I'm a novice in R and am struggling with extracting percentages/numbers from strings in a data frame. For example,
df <- data.frame(
Species =c("Bidens pilosa","Orobanche ramose"),
Impact = c("Soyabean yield loss was 10%. A density of one plant resulted in a yield loss of 9.4%; two plants, 17.3%; and four to eight plants, 28%...In contrast, suppression of the weed by the crop was only 10%","Cypress was estimated to have a 28% loss annually.
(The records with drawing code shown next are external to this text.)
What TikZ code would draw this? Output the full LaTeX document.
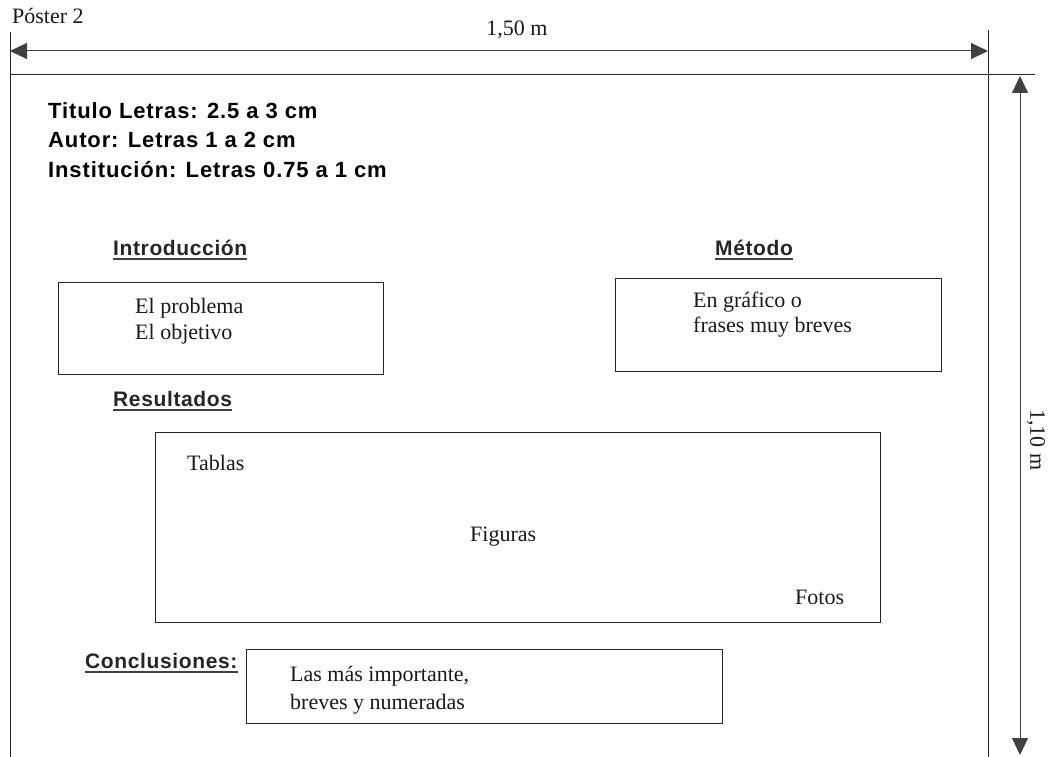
\documentclass[tikz,border=0pt]{standalone}
\usepackage{fontspec}
\setmainfont{Liberation Serif}
\setsansfont{Liberation Sans}
\usetikzlibrary{arrows.meta,positioning}

\begin{document}
\begin{tikzpicture}
	 [scale =1]
	 \tikzset{node distance =2cm,auto}
	\tikzstyle{caja}=[rectangle,draw=black!85,line width=1pt,anchor=north west,inner sep=0pt]
	\tikzstyle{texto}=[anchor=base west,inner sep=0pt,text=black!90,font=\fontsize{22}{22}\selectfont]
	\tikzstyle{datos}=[anchor=base west,inner sep=0pt,font=\sffamily\bfseries\fontsize{22}{22}\selectfont\addfontfeature{LetterSpace=4}]
	\tikzstyle{seccion}=[anchor=base west,inner sep=0pt,text=black!85,font=\sffamily\bfseries\fontsize{21}{21}\selectfont\addfontfeature{LetterSpace=3}]
	\tikzstyle{raya}=[line width=1.6pt,draw=black!75]
	\tikzstyle{linea}=[line width=1pt,draw=black!85]
	\tikzstyle{cota}=[line width=1pt,draw=black!75,{Triangle[length=17pt,width=16pt]}-{Triangle[length=17pt,width=16pt]}]
	\useasboundingbox (0 pt,0 pt) rectangle (1052 pt,-757 pt);
	\node [texto] (poster) at (12 pt,-24 pt) {Póster 2};
	\coordinate (bi1) at (10 pt,-32 pt);
	\coordinate (bi2) at (10 pt,-757 pt);
	\coordinate (bd1) at (988 pt,-30 pt);
	\coordinate (bd2) at (988 pt,-757 pt);
	\coordinate (bs1) at (10 pt,-75 pt);
	\coordinate (bs2) at (1035 pt,-75 pt);
	\draw[linea] (bi1) -- (bi2);
	\draw[linea] (bd1) -- (bd2);
	\draw[linea] (bs1) -- (bs2);
	\coordinate (ai) at (10 pt,-51 pt);
	\coordinate (ad) at (988 pt,-51 pt);
	\draw[cota] (ai) -- (ad);
	\node [texto,anchor=base] (ancho) at (517 pt,-36 pt) {1,50 m};
	\coordinate (vs) at (1020 pt,-76 pt);
	\coordinate (vb) at (1020 pt,-755 pt);
	\draw[cota] (vs) -- (vb);
	\node [texto,anchor=center,rotate=-90] (alto) at (1036 pt,-440 pt) {1,10 m};
	\node [datos] (titulo) at (48 pt,-119 pt) {Titulo Letras: 2.5 a 3 cm};
	\node [datos] (autor) at (48 pt,-148 pt) {Autor: Letras 1 a 2 cm};
	\node [datos] (inst) at (48 pt,-177 pt) {Institución: Letras 0.75 a 1 cm};
	\node [seccion] (intro) at (113 pt,-255 pt) {Introducción};
	\node [caja,minimum width=325pt,minimum height=92pt] (cintro) at (58 pt,-282 pt) {};
	\node [texto] (prob) at (135 pt,-313 pt) {El problema};
	\node [texto] (obj) at (135 pt,-339 pt) {El objetivo};
	\node [seccion] (metodo) at (715 pt,-255 pt) {Método};
	\node [caja,minimum width=326pt,minimum height=93pt] (cmetodo) at (615 pt,-278 pt) {};
	\node [texto] (graf) at (693 pt,-307 pt) {En gráfico o};
	\node [texto] (frases) at (693 pt,-332 pt) {frases muy breves};
	\node [seccion] (result) at (113 pt,-406 pt) {Resultados};
	\node [caja,minimum width=725pt,minimum height=190pt] (cresult) at (155 pt,-432 pt) {};
	\node [texto] (tablas) at (187 pt,-470 pt) {Tablas};
	\node [texto] (figuras) at (470 pt,-541 pt) {Figuras};
	\node [texto] (fotos) at (795 pt,-604 pt) {Fotos};
	\node [seccion] (concl) at (85 pt,-668 pt) {Conclusiones:};
	\node [caja,minimum width=476pt,minimum height=74pt] (cconcl) at (246 pt,-649 pt) {};
	\node [texto] (imp) at (290 pt,-681 pt) {Las más importante,};
	\node [texto] (brev) at (290 pt,-709 pt) {breves y numeradas};
	\foreach \n in {intro,metodo,result,concl}
		\draw[raya] ([yshift=-4pt]\n.base west) -- ([yshift=-4pt]\n.base east);
	\end{tikzpicture}
\end{document}
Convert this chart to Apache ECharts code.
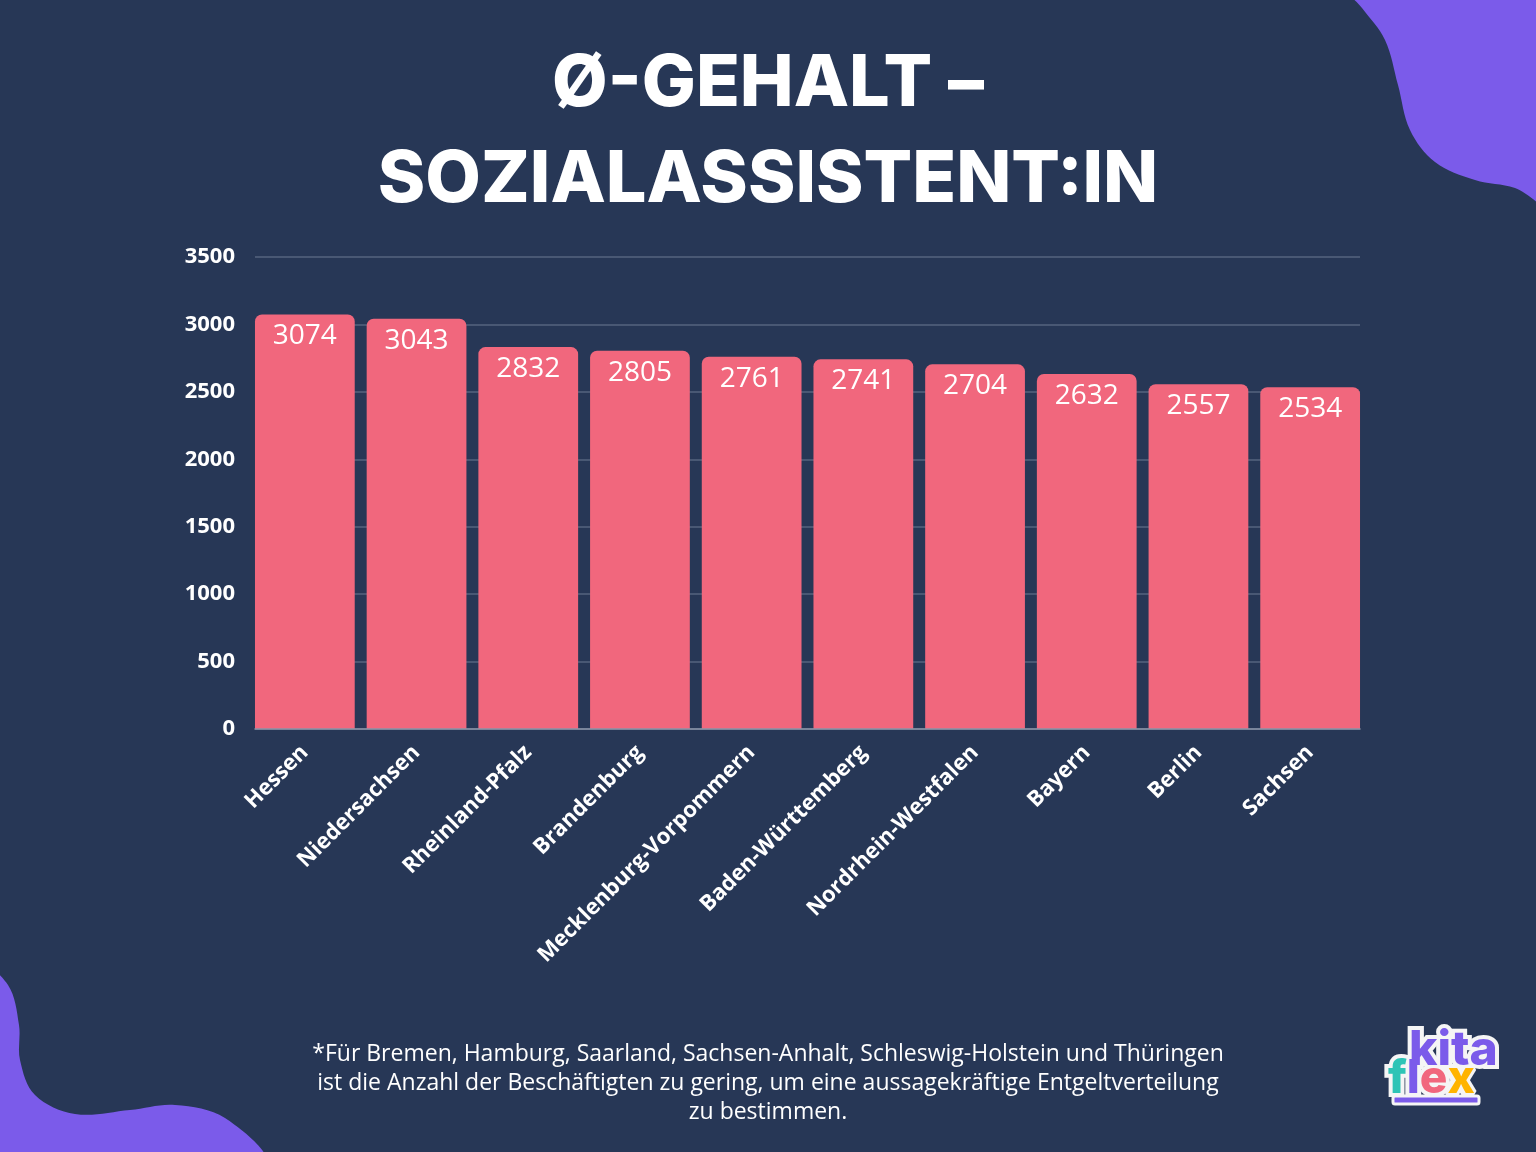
<!DOCTYPE html>
<html>
<head>
<meta charset="utf-8">
<script src="https://cdn.jsdelivr.net/npm/echarts@6/dist/echarts.min.js"></script>
<style>
html,body{margin:0;padding:0;background:#273756;}
#chart{width:1536px;height:1152px;}
</style>
</head>
<body>
<div id="chart"></div>
<script>
const categories = ['Hessen','Niedersachsen','Rheinland-Pfalz','Brandenburg','Mecklenburg-Vorpommern','Baden-Württemberg','Nordrhein-Westfalen','Bayern','Berlin','Sachsen'];
const values = [3074,3043,2832,2805,2761,2741,2704,2632,2557,2534];
const titleLines = ['Ø-GEHALT –','SOZIALASSISTENT:IN'];
const footnote = '*Für Bremen, Hamburg, Saarland, Sachsen-Anhalt, Schleswig-Holstein und Thüringen\nist die Anzahl der Beschäftigten zu gering, um eine aussagekräftige Entgeltverteilung\nzu bestimmen.';

const chart = echarts.init(document.getElementById('chart'), null, {renderer:'canvas'});
const BG = '#273756', PINK = '#F1677D', PURPLE = '#7B5BEA';
const FONT = '"Open Sans", "Noto Sans", sans-serif';
const LOGOF = '800 46px Inter, sans-serif';
const OUT = '#f5f5f5';

chart.setOption({
  backgroundColor: BG,
  animation: false,
  grid: [
    {left:255, right:176, top:257, bottom:423, containLabel:false},
    {left:249, right:170, top:257, bottom:423, containLabel:false}
  ],
  xAxis: [
    {type:'category', gridIndex:0, data:categories, axisTick:{show:false}, axisLabel:{show:false},
     axisLine:{lineStyle:{color:'#8a94a8', width:1.5}}, z:5},
    {type:'category', gridIndex:1, data:categories, axisTick:{show:false}, axisLine:{show:false},
     axisLabel:{color:'#ffffff', fontFamily:FONT, fontWeight:'bold', fontSize:22, rotate:45, margin:20, interval:0}}
  ],
  yAxis: [
    {type:'value', gridIndex:0, min:0, max:3500, interval:500,
     axisLine:{show:false}, axisTick:{show:false},
     splitLine:{lineStyle:{color:'#56647f', width:1.5}},
     axisLabel:{color:'#ffffff', fontFamily:FONT, fontWeight:'bold', fontSize:22, margin:20, formatter:v=>String(v)}},
    {type:'value', gridIndex:1, min:0, max:3500, interval:500, show:false, splitLine:{show:false}}
  ],
  series: [{
    type:'bar', xAxisIndex:1, yAxisIndex:1, data:values, barCategoryGap:'10.7%',
    itemStyle:{color:PINK, borderRadius:[7,7,0,0]},
    label:{show:true, position:'insideTop', distance:8, color:'#ffffff', fontFamily:FONT, fontSize:28, fontWeight:'normal'}
  }],
  graphic: [
    {type:'polygon', shape:{smooth:0.35, points:[[1340,-20],[1362,8],[1385,40],[1398,85],[1410,130],[1435,162],[1475,180],[1515,188],[1560,210],[1580,-20]]}, style:{fill:PURPLE}, z:-1},
    {type:'polygon', shape:{smooth:0.35, points:[[-20,965],[8,985],[19,1025],[20,1060],[35,1095],[75,1114],[130,1110],[175,1105],[225,1118],[262,1160],[-20,1170]]}, style:{fill:PURPLE}, z:-1},
    {type:'text', left:'center', top:48, style:{text:titleLines[0], fill:'#ffffff', font:'800 72px Inter, "Open Sans", sans-serif'}},
    {type:'text', left:'center', top:144, style:{text:titleLines[1], fill:'#ffffff', font:'800 72px Inter, "Open Sans", sans-serif'}},
    {type:'text', x:768, y:1040, style:{text:footnote, fill:'#ffffff', font:'23px "Open Sans", sans-serif', align:'center', lineHeight:29}},
    {type:'rect', z:1, shape:{x:1393,y:1096,width:86,height:8,r:2}, style:{fill:PURPLE, stroke:OUT, lineWidth:3}},
    {type:'text', z:2, x:1388, y:1079, style:{text:'flex', verticalAlign:'middle', font:LOGOF, fill:OUT, stroke:OUT, lineWidth:8}},
    {type:'text', z:3, x:1409, y:1051, style:{text:'kita', verticalAlign:'middle', font:'800 48px Inter, sans-serif', fill:OUT, stroke:OUT, lineWidth:8}},
    {type:'text', z:4, x:1388, y:1079, style:{text:'{f|f}{l|l}{e|e}{x|x}', verticalAlign:'middle', font:LOGOF, rich:{
      f:{fill:'#2EC4B6', font:LOGOF},
      l:{fill:PURPLE, font:LOGOF},
      e:{fill:PINK, font:LOGOF},
      x:{fill:'#FFB400', font:LOGOF}}}},
    {type:'text', z:5, x:1409, y:1051, style:{text:'kita', verticalAlign:'middle', fill:PURPLE, font:'800 48px Inter, sans-serif'}}
  ]
});
</script>
</body>
</html>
The annual increase of the disease in some stands in the Peloponnesus, with an initial attack of 20%, ranged from 5% to 20% ")
My questions are the following:
In this case, I only want to extract yield loss for different crops, which is 10 and 28, and hope to skip percentages and numbers regarding other aspects (such as 9.4%,17.3%, 5* etc.) Can I achieve this objective through R? Or it requires some skill about natural language processing?
If it's hard to distinguish different types of percentages, how to extract all percentages/numbers at one time so that I can pick the right number manually. I have tried to use
df %>% str_match_all("[0-9]+") %>% unlist %>% as.numeric
or
parse_number(df$Impact)
But I think none of them works, because they give me continuous lines of numbers.
Thanks for your help.